No wonder alcohol was called a demon. Although the clergy preached temperance, it was uphill because the laborers were paid in the pubs & so the paycheck seldom left there. Matt Talbot was in the forefront wasting his pay on drink, money desperately needed at home. His addiction was such that sometimes he sold his boots or his shirt for a drink. To feed his habit, once he shamelessly stole a fiddle from a blind man who earned his living playing in the streets.


No one knew then that alcoholism was an illness, a terrible craving arising from a complex disease involving heredity, emotional factors, & the makeup of the brain. One Saturday night Matt & his hard-drinking friends went to the local pub. They were broke but expected their drinking buddies to treat them. They refused. Matt was so angry that he left in a huff & trudged home & told his mother that he was so mad he was going to take the pledge & stop drinking. His mother said, “Go in God’s name, but don’t take it unless you intend to keep it.”

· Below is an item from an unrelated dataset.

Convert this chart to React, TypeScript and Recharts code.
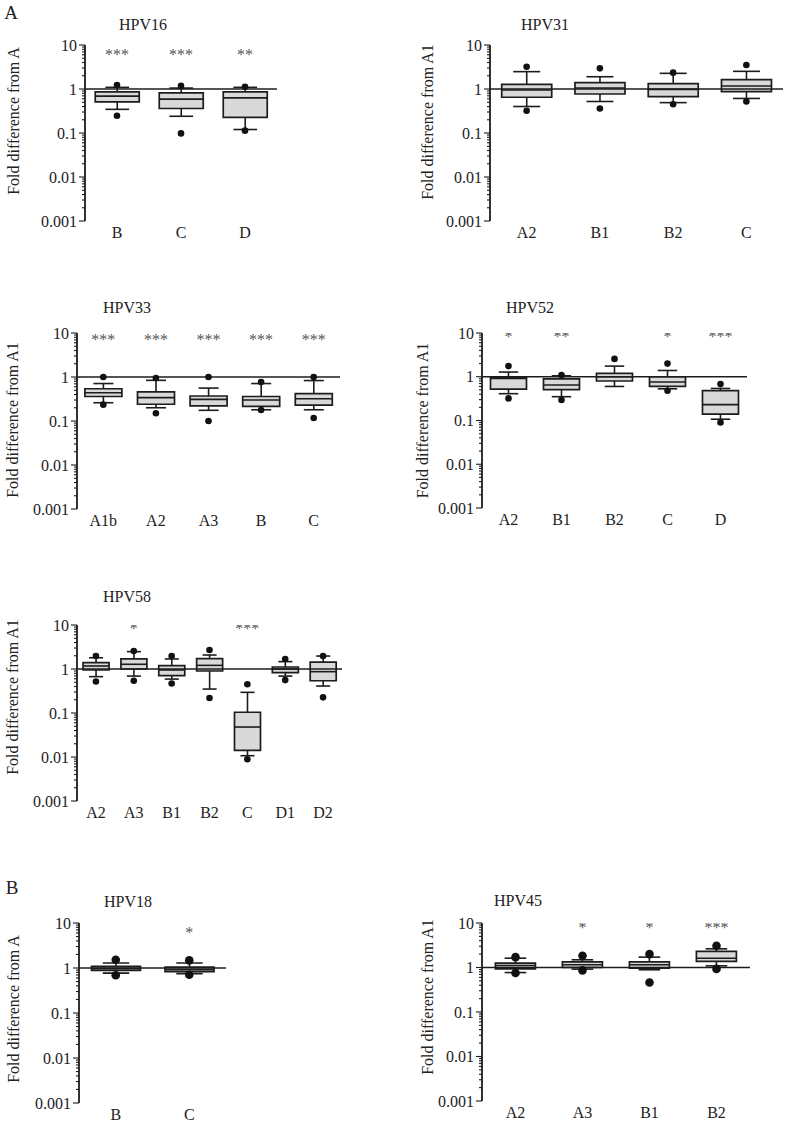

Keep it he did. From that point on he never took another drink. Withdrawal, nausea, & all of the horrible aftermath followed but Matt held fast. There was no Alcoholics Anonymous in those days. Matt had to go it alone, but not quite. He had God & a devotion to Mary.


Up to this point Matt had been a nominal Catholic, but after his conversion he drew close to God. He started going to daily Mass & would kneel on the steps a half hour before the church opened. He gave money to the poor, & he followed ancient penitential practices, like sleeping on a plank instead of a mattress. Although barely literate, he did spiritual reading & found a wise spiritual director in Msgr. Michael Hickey. A reformed alcoholic & a quiet saint on the streets of Dublin, he had no time & less patience about who was saved or not. Just prayer & service were his concerns.


At the age of 69, on Trinity Sunday 1925, Matt fell on the street & died on his way to church. He only had a rosary & a prayer book on him, & when he was undressed at the hospital it was found that he was wearing chains, an old form of Irish monastic asceticism. People at the hospital were astounded & word soon got out. Stories of his holiness spread eventually right to the Vatican. He is now the Venerable Matt Talbot.


To the question, “will only a few people be saved?” Jesus said, “It’s a non question, for people will come from the east & the west, from the north & the south, From Cape Cod & Dublin, & will recline in the kingdom. We’ve been invited. How we respond, how our life is spent, not saved, is the only issue. End of discussion.” AMEN!